Pork imports to Russia could triple under the new trade regime, the National Pig Breeders' Union told Bloomberg in January, to reach 1.8m tonnes in 2020, which should meet almost half of Russia's total demand. Farmers are afraid that the rise of cheap high-quality imports will kill off investment into Russia's pig farms, which tend to be smaller and less efficient than the large-scale factory farms in the West. Domestic production will go into decline from 2014, the Pig Breeders Union warns. "The industry's investment attractiveness will drop sharply after Russia's accession to the WTO," Nikolai Birulin, the union's chief expert, said at a conference in January organised by the Moscow Institute for Agricultural Market Studies. "Only those farm projects that are being constructed now have a chance to be commissioned."
Russia's pig-breeding industry could face losses of at least RUB20bn ($662m) under the terms of the country's WTO membership, he calculated.
The government is well aware of the problem, Deputy Agriculture Minister Ilya Shestakov said on the sidelines of the conference in January, and it's planning to support domestic production with administrative measures and credits until the sector can stand on its own trotters in the face of competition from cheaper imports.
In the meantime, Russia's leading pork producers are accelerating their investments to grab as much market share as they can before the competition arrives.
At the start of February, Russia's leading meat processor, Cherkizovo Group, announced it will increase pork production at its 10 pig farms by 80% over the next two years to 180,000 tonnes a year, CEO Sergei Mikhailov said at 2012 Russia Forum in Moscow.

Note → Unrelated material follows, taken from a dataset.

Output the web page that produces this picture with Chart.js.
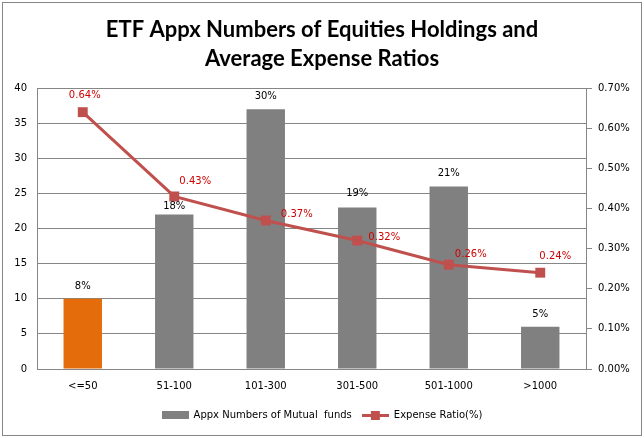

And rival firm Rusagro has also said it will extent is pork plant in the Tambov region by investing an addition RUB3bn in 2012 to bring the plant to an annual capacity of about 100,000 tonnes, according to the company's CEO Maxim Basov. The company has already invested RUB2.5bn last year and extension will be co-financed by the government, Basov said, which has allocated RUB6bn from the budget to develop deep processing of pork in the country.